RECORDS FOR THIS TASK:
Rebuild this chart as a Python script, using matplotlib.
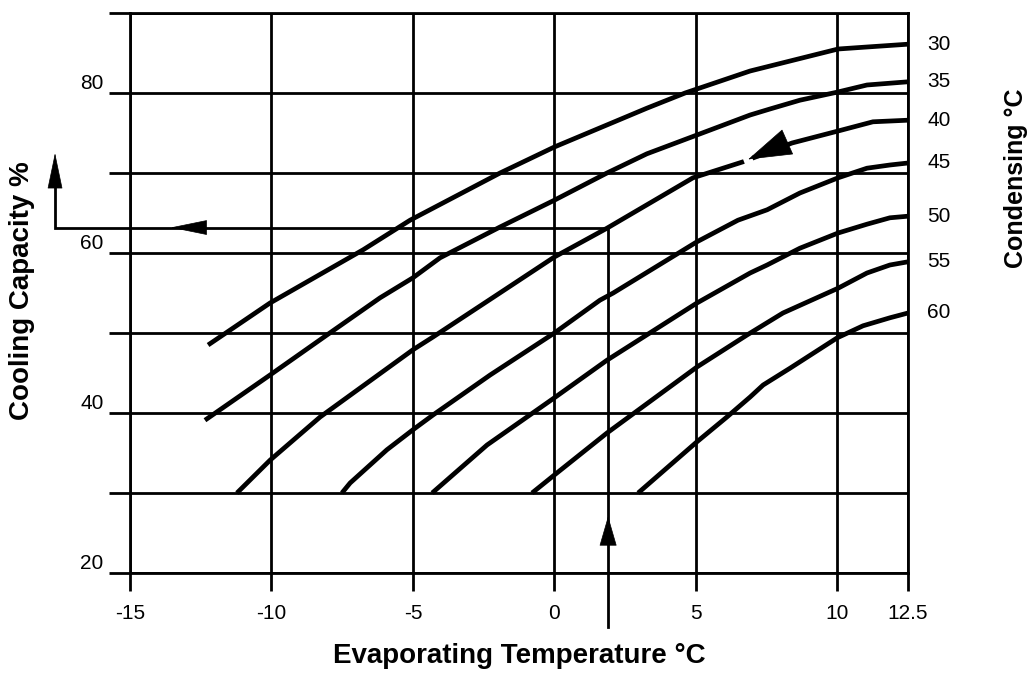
import numpy as np
import matplotlib
matplotlib.use("Agg")
import matplotlib.pyplot as plt

plt.rcParams["font.family"] = ["Liberation Sans", "DejaVu Sans"]

# Axis ticks
x_ticks = [-15, -10, -5, 0, 5, 10, 12.5]
x_tick_labels = ["-15", "-10", "-5", "0", "5", "10", "12.5"]
y_ticks = [20, 30, 40, 50, 60, 70, 80, 90]
y_tick_labels = ["20", "", "40", "", "60", "", "80", ""]

# Condensing temperatures (°C) of the capacity curves
condensing = [30, 35, 40, 45, 50, 55, 60]

# Evaporating temperature (°C) / cooling capacity (%) per condensing temperature
t30 = [-12.24, -10.05, -6.76, -5.10, -1.92, 0.0, 3.27, 4.62, 6.92, 8.22, 10.03, 11.05, 12.5]
c30 = [48.5, 53.75, 60.4, 64.1, 70.0, 73.25, 78.1, 80.0, 82.75, 83.9, 85.5, 85.75, 86.1]

t35 = [-12.35, -10.05, -8.04, -6.16, -5.0, -4.04, -1.92, 0.0, 1.86, 3.27, 5.04, 6.92, 7.62, 8.68, 9.99, 11.05, 12.5]
c35 = [39.1, 44.75, 49.75, 54.4, 56.9, 59.4, 63.25, 66.6, 70.0, 72.4, 74.75, 77.25, 78.0, 79.1, 80.1, 81.0, 81.4]

t40 = [-11.22, -10.05, -8.28, -5.0, -4.29, -2.10, 0.0, 1.86, 4.90, 6.67, 8.40, 10.03, 11.26, 12.5]
c40 = [30.0, 34.1, 39.5, 47.9, 49.5, 54.6, 59.5, 63.1, 69.4, 71.4, 73.75, 75.25, 76.4, 76.6]

t45 = [-7.51, -7.22, -5.92, -5.0, -4.29, -2.27, 0.0, 1.61, 2.08, 5.04, 6.49, 7.52, 8.68, 10.03, 11.05, 11.86, 12.5]
c45 = [30.0, 31.25, 35.4, 37.9, 39.75, 44.75, 50.0, 54.1, 55.0, 61.4, 64.1, 65.4, 67.5, 69.4, 70.6, 71.0, 71.25]

t50 = [-4.32, -2.38, 0.0, 1.86, 5.04, 6.92, 7.52, 8.68, 10.03, 11.05, 11.86, 12.5]
c50 = [30.0, 36.0, 41.9, 46.6, 53.75, 57.5, 58.5, 60.6, 62.5, 63.6, 64.4, 64.6]

t55 = [-0.79, 0.0, 1.86, 5.04, 6.81, 8.08, 10.03, 11.05, 11.86, 12.5]
c55 = [30.0, 32.25, 37.5, 45.75, 49.75, 52.5, 55.6, 57.5, 58.5, 58.9]

t60 = [2.96, 5.04, 6.10, 6.92, 7.38, 8.33, 10.0, 10.91, 11.86, 12.5]
c60 = [30.0, 36.4, 39.5, 42.0, 43.5, 45.6, 49.4, 50.9, 51.9, 52.5]

evap_series = [t30, t35, t40, t45, t50, t55, t60]
cap_series = [c30, c35, c40, c45, c50, c55, c60]

# Worked example: evaporating temperature read up to the 40 °C curve, then across
example_evap = 1.9
example_cap = float(np.interp(example_evap, t40, c40))

fig = plt.figure(figsize=(10.29, 6.77), dpi=100)
ax = fig.add_axes([130 / 1029, 104 / 677, 778 / 1029, 560 / 677])
ax.set_xlim(-15, 12.5)
ax.set_ylim(20, 90)

GRID_LW = 2.0
CURVE_LW = 3.4

ax.set_xticks(x_ticks)
ax.set_xticklabels(x_tick_labels)
ax.set_yticks(y_ticks)
ax.set_yticklabels(y_tick_labels)
ax.tick_params(axis="x", direction="out", length=13, width=GRID_LW, pad=9,
               labelsize=15, color="black")
ax.tick_params(axis="y", direction="out", length=15, width=GRID_LW, pad=4,
               labelsize=15, color="black")
for lab in ax.get_yticklabels():
    lab.set_verticalalignment("bottom")

ax.grid(True, color="black", linewidth=GRID_LW)
ax.set_axisbelow(True)
for sp in ax.spines.values():
    sp.set_linewidth(GRID_LW)
    sp.set_color("black")

# Capacity curves
for t, c in zip(evap_series, cap_series):
    ax.plot(t, c, color="black", lw=CURVE_LW, solid_capstyle="butt",
            solid_joinstyle="round", zorder=3)

# Condensing temperature labels at the curve ends
for cond, t, c in zip(condensing, evap_series, cap_series):
    ax.annotate(str(cond), xy=(t[-1], c[-1]), xytext=(14, 0),
                textcoords="offset points", ha="left", va="center",
                fontsize=15, annotation_clip=False)


def head(tip, base, length_pt, half_w_pt):
    ax.annotate("", xy=tip, xytext=base, xycoords="data", textcoords="data",
                arrowprops=dict(arrowstyle=f"-|>,head_length={length_pt},head_width={half_w_pt}",
                                mutation_scale=1, color="black", lw=0.5,
                                shrinkA=0, shrinkB=0),
                annotation_clip=False, zorder=5)


# Reading path: up from the evaporating temperature, left to the capacity axis
left_x = -17.65
ax.plot([example_evap, example_evap, left_x, left_x],
        [13.25, example_cap, example_cap, 69.0],
        color="black", lw=GRID_LW, clip_on=False, zorder=4,
        solid_joinstyle="miter")
head((example_evap, 27.1), (example_evap, 23.6), 20, 5.8)
head((-13.56, example_cap), (-12.38, example_cap), 24.5, 5)
head((left_x, 72.5), (left_x, 68.4), 24, 5)

# Direction arrow on the 40 °C curve, with a small break ahead of its tip
gap_x = np.linspace(6.70, 7.0, 6)
ax.plot(gap_x, np.interp(gap_x, t40, c40), color="white", lw=6,
        solid_capstyle="butt", zorder=4)
head((6.85, 71.7), (8.19, 73.8), 30, 9.4)

ax.set_xlabel("Evaporating Temperature °C", fontsize=20, fontweight="bold")
ax.xaxis.set_label_coords(0.5, -0.125)
ax.set_ylabel("Cooling Capacity %", fontsize=20, fontweight="bold")
ax.yaxis.set_label_coords(-0.122, 0.505)
ax.text(1.139, 0.705, "Condensing °C", transform=ax.transAxes, rotation=90,
        ha="center", va="center", fontsize=18, fontweight="bold")

fig.savefig("out.png", dpi=100)
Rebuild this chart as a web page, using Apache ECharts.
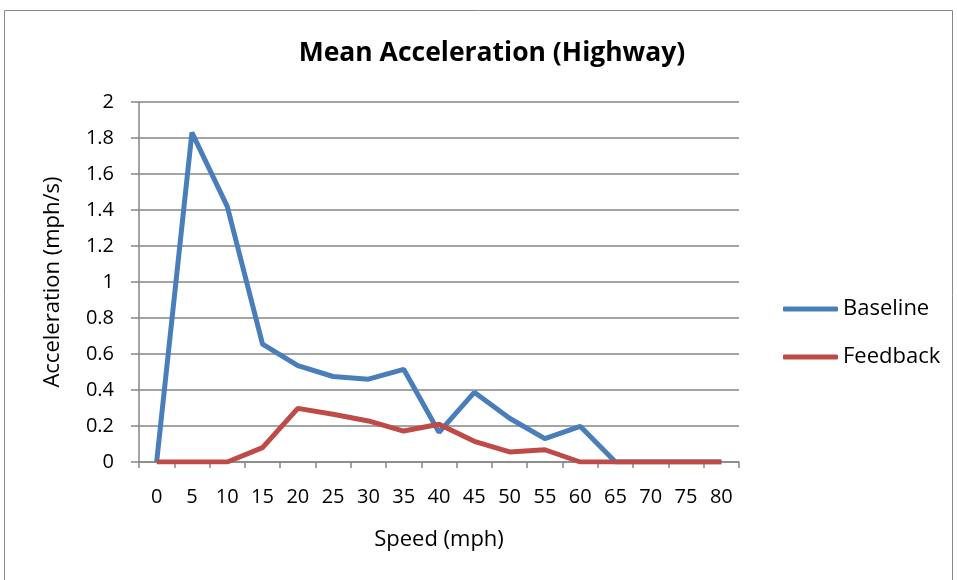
<!DOCTYPE html>
<html><head><meta charset="utf-8">
<script src="https://cdn.jsdelivr.net/npm/echarts@6/dist/echarts.min.js"></script>
<style>html,body{margin:0;padding:0;background:#fff}#c{width:957px;height:580px}</style>
</head><body><div id="c"></div>
<script>
var categories = ['0','5','10','15','20','25','30','35','40','45','50','55','60','65','70','75','80'];
var baseline = [0,1.83,1.42,0.655,0.535,0.475,0.46,0.515,0.165,0.387,0.243,0.13,0.198,0,0,0,0];
var feedback = [0,0,0,0.08,0.298,0.265,0.228,0.172,0.21,0.115,0.056,0.068,0,0,0,0,0];
var yTicks = [0,0.2,0.4,0.6,0.8,1,1.2,1.4,1.6,1.8,2];
var FONT = '"Open Sans", sans-serif';
var chart = echarts.init(document.getElementById('c'));
chart.setOption({
  backgroundColor:'#fff',
  animation:false,
  graphic:[{type:'rect',shape:{x:4.5,y:10.5,width:948,height:600},style:{fill:'none',stroke:'#888',lineWidth:1}}],
  title:{text:'Mean Acceleration (Highway)',left:487,top:35,textAlign:'center',
    textStyle:{fontFamily:FONT,fontSize:26.5,fontWeight:'bold',color:'#000'}},
  legend:{orient:'vertical',left:778,top:293,itemWidth:55,itemHeight:5,itemGap:26,icon:'roundRect',
    textStyle:{fontFamily:FONT,fontSize:22,color:'#000'},data:['Baseline','Feedback']},
  grid:{left:139,right:218,top:102,bottom:118,containLabel:false},
  xAxis:{type:'category',data:categories,boundaryGap:true,
    name:'Speed (mph)',nameLocation:'middle',nameGap:67,
    nameTextStyle:{fontFamily:FONT,fontSize:22,color:'#000'},
    axisLine:{lineStyle:{color:'#868686',width:1.5}},
    axisTick:{show:true,length:6,lineStyle:{color:'#868686',width:1.5},alignWithLabel:false},
    axisLabel:{fontFamily:FONT,fontSize:20,color:'#000',margin:25}},
  yAxis:{type:'value',min:0,max:2,interval:0.2,
    name:'Acceleration (mph/s)',nameLocation:'middle',nameGap:75,
    nameTextStyle:{fontFamily:FONT,fontSize:22,color:'#000'},
    axisLine:{show:true,lineStyle:{color:'#868686',width:1.5}},
    axisTick:{show:true,length:8,lineStyle:{color:'#868686',width:1.5}},
    splitLine:{lineStyle:{color:'#868686',width:1.5}},
    axisLabel:{fontFamily:FONT,fontSize:20,color:'#000',margin:25,
      formatter:function(v){var s=yTicks.indexOf(v)>=0?String(+v.toFixed(1)):'';return s;}}},
  series:[
    {name:'Baseline',type:'line',data:baseline,symbol:'none',lineStyle:{color:'#4A7EBB',width:5},itemStyle:{color:'#4A7EBB'}},
    {name:'Feedback',type:'line',data:feedback,symbol:'none',lineStyle:{color:'#BE4B48',width:5},itemStyle:{color:'#BE4B48'}}
  ]
});
</script></body></html>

TASK DETAILS:
Exactly restate the lines from the beginning of the data through the line with "condensing = [30, 35, 40, 45, 50, 55, 60]", and no others, keeping pictures out.

FINISHED EXERCISE:
Rebuild this chart as a Python script, using matplotlib.
import numpy as np
import matplotlib
matplotlib.use("Agg")
import matplotlib.pyplot as plt

plt.rcParams["font.family"] = ["Liberation Sans", "DejaVu Sans"]

# Axis ticks
x_ticks = [-15, -10, -5, 0, 5, 10, 12.5]
x_tick_labels = ["-15", "-10", "-5", "0", "5", "10", "12.5"]
y_ticks = [20, 30, 40, 50, 60, 70, 80, 90]
y_tick_labels = ["20", "", "40", "", "60", "", "80", ""]

# Condensing temperatures (°C) of the capacity curves
condensing = [30, 35, 40, 45, 50, 55, 60]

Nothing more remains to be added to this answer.